A quote from the Daily Telegraph about French intellectuals:


"What would the French do without their intellectuals? Holding court in the cafe rather than the lecture hall, surrounded by female admirers, they philosophise, glass in hand and cigarette smouldering, less to instruct than to entertain. Ever since Jean-Paul Sartre, this archetypal figure has held the Gallic imagination in thrall...

...Most French intellectuals of the last century got away with toadying to totalitarian tyranny, or with corrupting younger generations, or with obscure and pretentious charlatanry - often all three. Levy's chief crime, for his peers, is to be too rich, too famous, too bourgeois. That, at least, is progress."


'Corrupting younger generations'. What on earth does that mean?

The same as it did when the charge was levelled against Socrates.

Asking too many questions?

| Posted by Gary Sauer-Thompson at 11:35 AM | | Comments (2)
Comments

Comments

Proof that stereotypes can survive for millenia... but strangely it's continental philosophers that seem always to get accused of falling prey to the cult of personality.

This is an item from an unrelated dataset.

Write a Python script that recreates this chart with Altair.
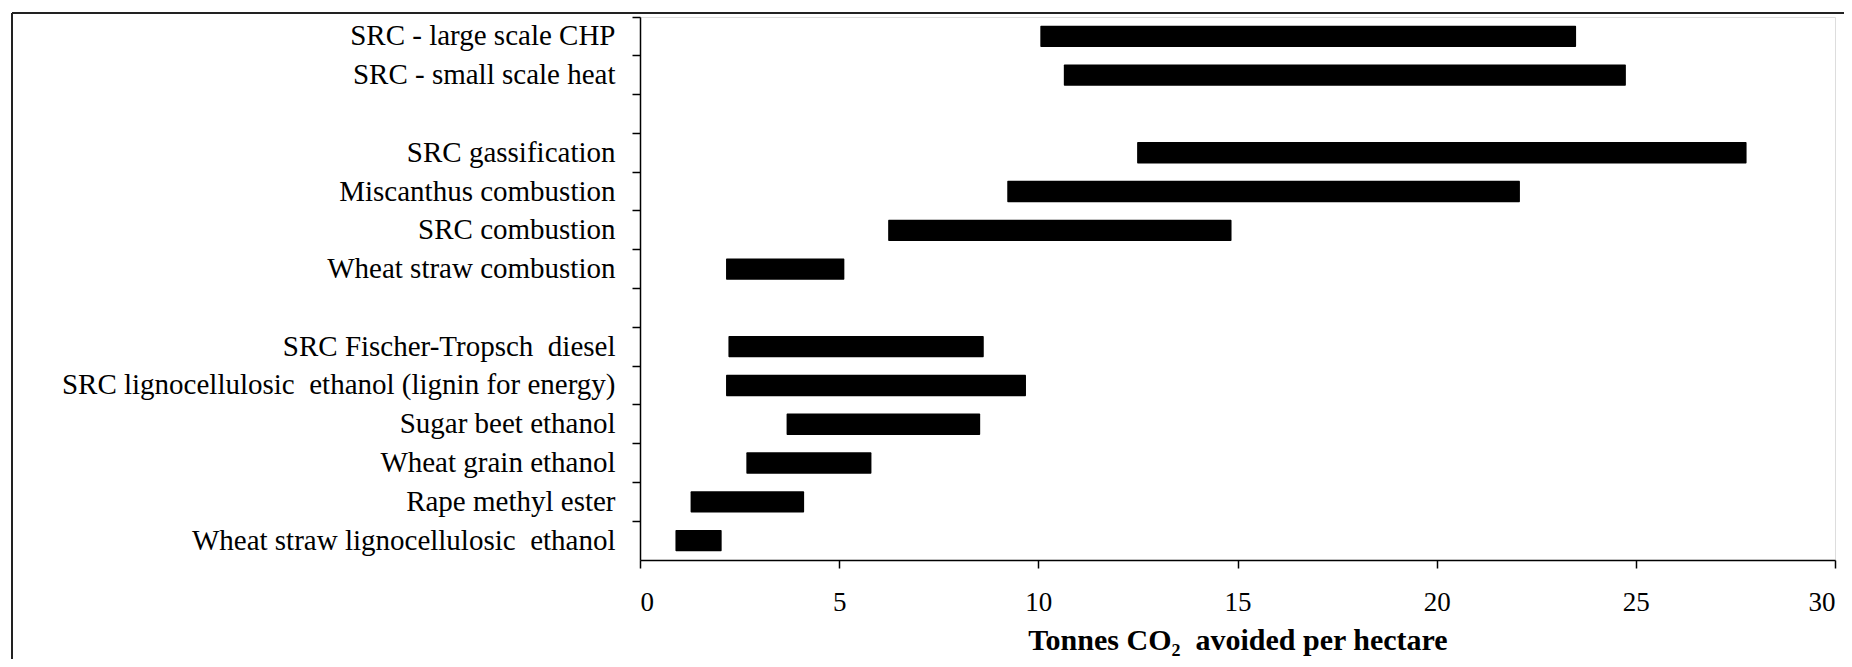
import altair as alt
import pandas as pd

rows = [
    "SRC - large scale CHP",
    "SRC - small scale heat",
    "gap1",
    "SRC gassification",
    "Miscanthus combustion",
    "SRC combustion",
    "Wheat straw combustion",
    "gap2",
    "SRC Fischer-Tropsch\u00a0 diesel",
    "SRC lignocellulosic\u00a0 ethanol (lignin for energy)",
    "Sugar beet ethanol",
    "Wheat grain ethanol",
    "Rape methyl ester",
    "Wheat straw lignocellulosic\u00a0 ethanol",
]

categories = [
    "SRC - large scale CHP",
    "SRC - small scale heat",
    "SRC gassification",
    "Miscanthus combustion",
    "SRC combustion",
    "Wheat straw combustion",
    "SRC Fischer-Tropsch\u00a0 diesel",
    "SRC lignocellulosic\u00a0 ethanol (lignin for energy)",
    "Sugar beet ethanol",
    "Wheat grain ethanol",
    "Rape methyl ester",
    "Wheat straw lignocellulosic\u00a0 ethanol",
]
low = [10.05, 10.64, 12.48, 9.22, 6.23, 2.16, 2.22, 2.16, 3.68, 2.67, 1.27, 0.89]
high = [23.5, 24.75, 27.78, 22.09, 14.85, 5.13, 8.63, 9.69, 8.54, 5.81, 4.12, 2.05]
x_ticks = [0, 5, 10, 15, 20, 25, 30]

df = pd.DataFrame({"cat": categories, "low": low, "high": high})

FONT = "Liberation Serif"

bars = alt.Chart(df).mark_bar(color="black", height={"band": 0.55}, cornerRadius=1).encode(
    y=alt.Y(
        "cat:N",
        scale=alt.Scale(domain=rows, paddingInner=0, paddingOuter=0),
        axis=alt.Axis(
            title=None,
            bandPosition=0,
            labelExpr="indexof(datum.value, 'gap') == 0 ? '' : datum.value",
            labelFont=FONT,
            labelFontSize=29,
            labelColor="black",
            labelPadding=17,
            tickSize=8,
            tickColor="black",
            tickWidth=1.5,
            domainColor="black",
            domainWidth=1.5,
            grid=False,
            labelLimit=1000,
        ),
    ),
    x=alt.X(
        "low:Q",
        scale=alt.Scale(domain=[0, 30], nice=False),
        axis=alt.Axis(
            title="Tonnes CO₂\u00a0 avoided per hectare",
            values=x_ticks,
            labelFont=FONT,
            labelFontSize=27,
            labelColor="black",
            labelPadding=21,
            tickSize=8,
            tickColor="black",
            tickWidth=1.5,
            domainColor="black",
            domainWidth=1.5,
            grid=False,
            titleFont=FONT,
            titleFontSize=30,
            titleFontWeight="bold",
            titleColor="black",
            titlePadding=10,
        ),
    ),
    x2="high:Q",
)

frame_left = alt.Chart(df).mark_rule(color="#222222", strokeWidth=2).encode(
    x=alt.value(-628), y=alt.value(-4), y2=alt.value(700)
)
frame_top = alt.Chart(df).mark_rule(color="#222222", strokeWidth=2).encode(
    x=alt.value(-628), x2=alt.value(1300), y=alt.value(-4)
)

chart = (
    alt.layer(frame_left, frame_top, bars)
    .properties(
        width=1195,
        height=543,
        autosize=alt.AutoSizeParams(type="none"),
        padding={"left": 632, "top": 9, "right": 9, "bottom": 99},
    )
    .configure_view(stroke=None)
    .configure(background="white")
)

chart.save("out.html", embed_options={"renderer": "svg", "actions": False})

Going to the AAP conference easily disabused me of that myth... David Chalmers is as much a rock star as Derrida ever was.

I've always thought analytic philosophy did have trouble understanding itself and the way it is shaped by history, culture, power and society.

This is a classic example of cultural self-delusion. I've always thought they cling to their (conceptual analysis or scientific) image of philosophy as the work of gods, and do not see the way they are swept along and shaped by history.

Eg.They frequently say they practice Anglo-American philosophy, and then say that they are universal and so have nothing to do with a romantic nationality, which they,as men of the enlightenment, despise as violent, raw political emotion. In the very next breathe they attack the nationalistic Germans and the French with much hostility and vitriol in order to defend a pure Anglo-American philosophy from contamination.

Then then say that philosophy (they really mean their kind) has nothing to do with rhetoric. It is pure logic and argument.

Suitable case for diagnosis and treatment me thinks.